The major goal of World Ocean Day is the 30 x 30 initiative, a plan to protect at least 30% of the ocean and water resources by 2030. Today, less than 3% of the ocean has enough protective regulations to completely shelter the biodiversity. More Marine Protected Areas (MPA) are needed to prevent overfishing, oil spills, overtourism, etc., so that the world does not deplete oceanic resources to a point of no return.
There are many threats that our ocean ecosystem faces. Many climate change problems have heightened in the past decades such as sea surface temperature increases, sea level rise, coastal flooding, and ocean acidification. Other anthropogenic threats include an overabundance of pollution, overfishing, and human-caused coral reef degradation.
The graph above compiles data collected from the National Oceanic and Atmospheric Administration (NOAA) which shows the average global sea surface temperature anomalies over the years. The ever-increasing temperature of our oceans has major effects on the biodiversity of our ocean that supports the health and economies of humans.
One common issue contributing to oceanic resource depletion is the death of coral reefs. Reefs are a crucial ecosystem for erosion mitigation, shelter for fish species that humans consume, and for economic growth through tourism. The UN Environment Programme, International Coral Reef Initiative, and the International Sustainability Unit have estimated that coral reefs contribute a net economic value of tens of billions of dollars annually. One of the largest problem coral reef ecosystems face is a concept called coral bleaching. This phenomenon of corals undergoing a color shift to white is due to warming ocean temperatures as well as excess nutrients through dumping waste in the ocean. Coral and algae (zooxanthellae) live in a healthy, symbiotic relationship where the algae are protected by the coral’s shelter and in return provide energy through photosynthesis (and provide the coral’s natural color). When water temperatures are too warm, the algae will leave and cause the coral to lose its color, become vulnerable, and oftentimes die. From 2009 to 2020, an estimated 14% of coral reefs have been lost to bleaching.

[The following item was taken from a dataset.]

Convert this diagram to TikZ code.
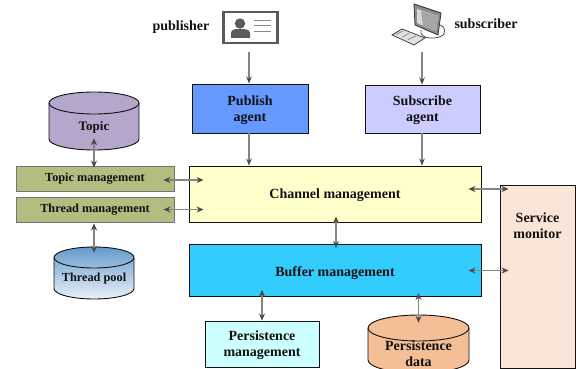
\documentclass[tikz,border=0pt]{standalone}
\usepackage{fontspec}
\setmainfont{Liberation Serif}
\usetikzlibrary{arrows.meta}
\definecolor{inkc}{HTML}{111111}
\definecolor{arrowc}{HTML}{858585}
\definecolor{tipc}{HTML}{4A4A4A}
\definecolor{iconc}{HTML}{5A5A5A}
\definecolor{mgmtc}{HTML}{B2BE80}
\tikzset{
  x=1pt,y=-1pt,
  label text/.style={font=\bfseries\fontsize{14}{16}\selectfont,text=inkc,align=center},
  small text/.style={font=\bfseries\fontsize{12.3}{15}\selectfont,text=inkc,align=center},
  box/.style={draw=inkc,line width=0.9pt,rectangle,inner sep=0pt,label text},
  mgmt/.style={box,draw=black!55,fill=mgmtc,minimum width=158pt,minimum height=25pt,small text},
  drumtext/.style={rectangle,inner sep=0pt,label text},
  link/.style={draw=arrowc,line width=1.2pt},
  one/.style={link,-{Stealth[length=7pt,width=5.5pt,color=tipc]}},
  both/.style={link,{Stealth[length=7pt,width=6pt,color=tipc]}-{Stealth[length=7pt,width=6pt,color=tipc]}},
}
% cx, rx, ytop, ybottom, ry, fill options
\newcommand\drumshape[6]{%
  \pgfmathsetmacro\dL{#1-#2}\pgfmathsetmacro\dR{#1+#2}%
  \pgfmathsetmacro\yT{#3+#5}\pgfmathsetmacro\yB{#4-#5}%
  \pgfmathsetmacro\kx{0.5523*#2}\pgfmathsetmacro\ky{0.5523*#5}%
  \pgfmathsetmacro\cL{#1-\kx}\pgfmathsetmacro\cR{#1+\kx}%
  \pgfmathsetmacro\yBc{\yB+\ky}\pgfmathsetmacro\yTu{\yT-\ky}\pgfmathsetmacro\yTd{\yT+\ky}\pgfmathsetmacro\yTb{\yT+#5}%
  \path[#6,draw=inkc,line width=0.9pt] (\dL,\yT) -- (\dL,\yB) .. controls (\dL,\yBc) and (\cL,#4) .. (#1,#4) .. controls (\cR,#4) and (\dR,\yBc) .. (\dR,\yB) -- (\dR,\yT) .. controls (\dR,\yTu) and (\cR,#3) .. (#1,#3) .. controls (\cL,#3) and (\dL,\yTu) .. (\dL,\yT) -- cycle;
  \draw[inkc,line width=0.9pt] (\dL,\yT) .. controls (\dL,\yTd) and (\cL,\yTb) .. (#1,\yTb) .. controls (\cR,\yTb) and (\dR,\yTd) .. (\dR,\yT);
}
\begin{document}
\begin{tikzpicture}
\useasboundingbox (0,0) rectangle (576,369);
% boxes
\node[box,fill={rgb,255:red,102;green,153;blue,255},minimum width=116pt,minimum height=49pt] (pa) at (250,108.5) {\rule{0pt}{12.6pt}Publish\\agent};
\node[box,fill={rgb,255:red,204;green,204;blue,255},minimum width=115pt,minimum height=48pt] (sa) at (422.5,109) {\rule{0pt}{11.6pt}Subscribe\\agent};
\node[box,fill={rgb,255:red,255;green,255;blue,204},minimum width=292pt,minimum height=56pt] (ch) at (335,194) {\rule{0pt}{11.6pt}Channel management};
\node[box,fill={rgb,255:red,51;green,204;blue,255},minimum width=292pt,minimum height=52pt] (bu) at (335,270.5) {\rule{0pt}{15.6pt}Buffer management};
\node[box,fill={rgb,255:red,204;green,255;blue,255},minimum width=114pt,minimum height=46pt] (pm) at (262,344) {\rule{0pt}{11.6pt}Persistence\\management};
\node[box,fill={rgb,255:red,251;green,229;blue,216},minimum width=75pt,minimum height=183pt] (sm) at (537.5,276.5) {};
\node[label text] (smt) at (537.5,226) {Service\\monitor};
\node[mgmt] (tm) at (95,178.5) {\raisebox{2pt}{Topic management}};
\node[mgmt] (th) at (95,209.5) {\raisebox{2pt}{Thread management}};
% drums
\drumshape{94}{45}{92}{150}{11}{fill={rgb,255:red,181;green,166;blue,204}}
\drumshape{94}{40}{247}{299}{10.5}{top color={rgb,255:red,100;green,155;blue,205},bottom color={rgb,255:red,235;green,240;blue,247}}
\drumshape{418.5}{50.5}{315}{373}{13}{fill={rgb,255:red,244;green,190;blue,150}}
\node[drumtext,font=\bfseries\fontsize{13}{15}\selectfont,minimum width=90pt,minimum height=58pt] (td) at (94,121) {\rule{0pt}{21pt}Topic};
\node[drumtext,small text,minimum width=80pt,minimum height=52pt] (tp) at (94,273) {\rule{0pt}{19pt}Thread pool};
\node[drumtext,minimum width=101pt,minimum height=58pt] (pd) at (418.5,344) {\rule{0pt}{29pt}Persistence\\data};
% actor labels
\node[label text] (publab) at (181,27) {publisher};
\node[label text] (sublab) at (486,24) {subscriber};
% publisher icon
\node[draw=iconc,line width=2.6pt,fill=white,minimum width=54pt,minimum height=31pt,inner sep=0pt] (card) at (250.5,27.5) {};
\fill[iconc] (240,23.5) circle (5.2);
\fill[iconc] (231,38) -- (231,33) .. controls (231,29) and (236,29) .. (240,29) .. controls (244,29) and (250,29) .. (250,33) -- (250,38) -- cycle;
\draw[iconc!70,line width=1pt] (254,21) -- (271,21) (254,26) -- (271,26) (254,32) -- (271,32);
% subscriber icon
\draw[black!70,line width=0.8pt,fill=white] (421,30) .. controls (418,40) and (440,40) .. (444,34) .. controls (446,29) and (443,26) .. (440,25);
\draw[black!80,line width=0.8pt,fill=black!45] (414,4) -- (441,13) -- (438,35) -- (415,25) -- cycle;
\fill[black!15] (417,9) -- (438,16) -- (436,31) -- (417,23) -- cycle;
\fill[black!35] (421,11) -- (438,16) -- (436,31) -- (423,26) -- cycle;
\draw[black!80,line width=0.7pt,fill=black!12] (392,35) -- (402,29) -- (425,38) -- (414,45) -- cycle;
\draw[black!55,line width=0.6pt] (396,34.5) -- (403,31) (402,37) -- (409,33.5) (408,39.5) -- (416,36);
\coordinate (pubfoot) at (249,52);
\coordinate (subfoot) at (422,52);
% connectors
\draw[one] (pubfoot) -- (pubfoot |- pa.north);
\draw[one] (subfoot) -- (subfoot |- sa.north);
\draw[one] (pa.south -| pubfoot) -- (ch.north -| pubfoot);
\draw[one] (sa.south -| subfoot) -- (ch.north -| subfoot);
\draw[both] ([yshift=12pt]td.south) -- ([yshift=-2pt]td.south |- tm.north);
\draw[both] ([yshift=-1pt]tp.north |- th.south) -- ([yshift=-6pt]tp.north);
\draw[both] ([shift={(-11pt,-1.5pt)}]tm.east) -- ([shift={(15pt,-1.5pt)}]tm.east -| ch.west);
\draw[both] ([xshift=-11pt]th.east) -- ([xshift=15pt]th.east -| ch.west);
\draw[both] ([shift={(1pt,6pt)}]ch.south) -- ([shift={(1pt,-4pt)}]bu.north);
\draw[both] ([shift={(-13pt,5pt)}]ch.east) -- ([shift={(9pt,5pt)}]ch.east -| sm.west);
\draw[both] ([xshift=-13pt]bu.east) -- ([xshift=9pt]bu.east -| sm.west);
\draw[both] ([yshift=7pt]bu.south -| pm.north) -- (pm.north);
\draw[both] ([yshift=4pt]bu.south -| pd.north) -- ([yshift=-8pt]pd.north);
\end{tikzpicture}
\end{document}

Another threat that coral reefs are through human-actions. Coral are diploblastic organisms, meaning that the living, outside layer is only two cell layers thick and has an internal structure of calcium carbonate. Practically, this means that basically any pressure (such as dropping an anchor or even stepping on coral when snorkeling) can cause that area of coral to be harmed or even die. Protecting coral reefs is an important way to help preserve the ocean.
Every person can contribute to ocean sustainability. Here are ways that you can individually help protect our oceans:
● Eat sustainably harvested seafood
● Reduce plastic consumption, especially single-use plastic
● Participate in ocean clean-ups
● Support organizations focused on climate action
● Advocate for policies that protect our oceans
● Be an informed and eco-friendly tourist (i.e., do not step on coral when snorkeling or do not fish for threatened marine life)
● Learn more about the issues surrounding climate change and the impacts on our oceans
The Iowa United Nations Association encourages the support of this cause by first raising awareness for World Ocean Day. Participating and engaging in World Ocean Day activities is a great way to become more aware of the threats to the ocean. The Iowa Division of UNA-USA appreciates your advocacy for ocean protection and sustainability.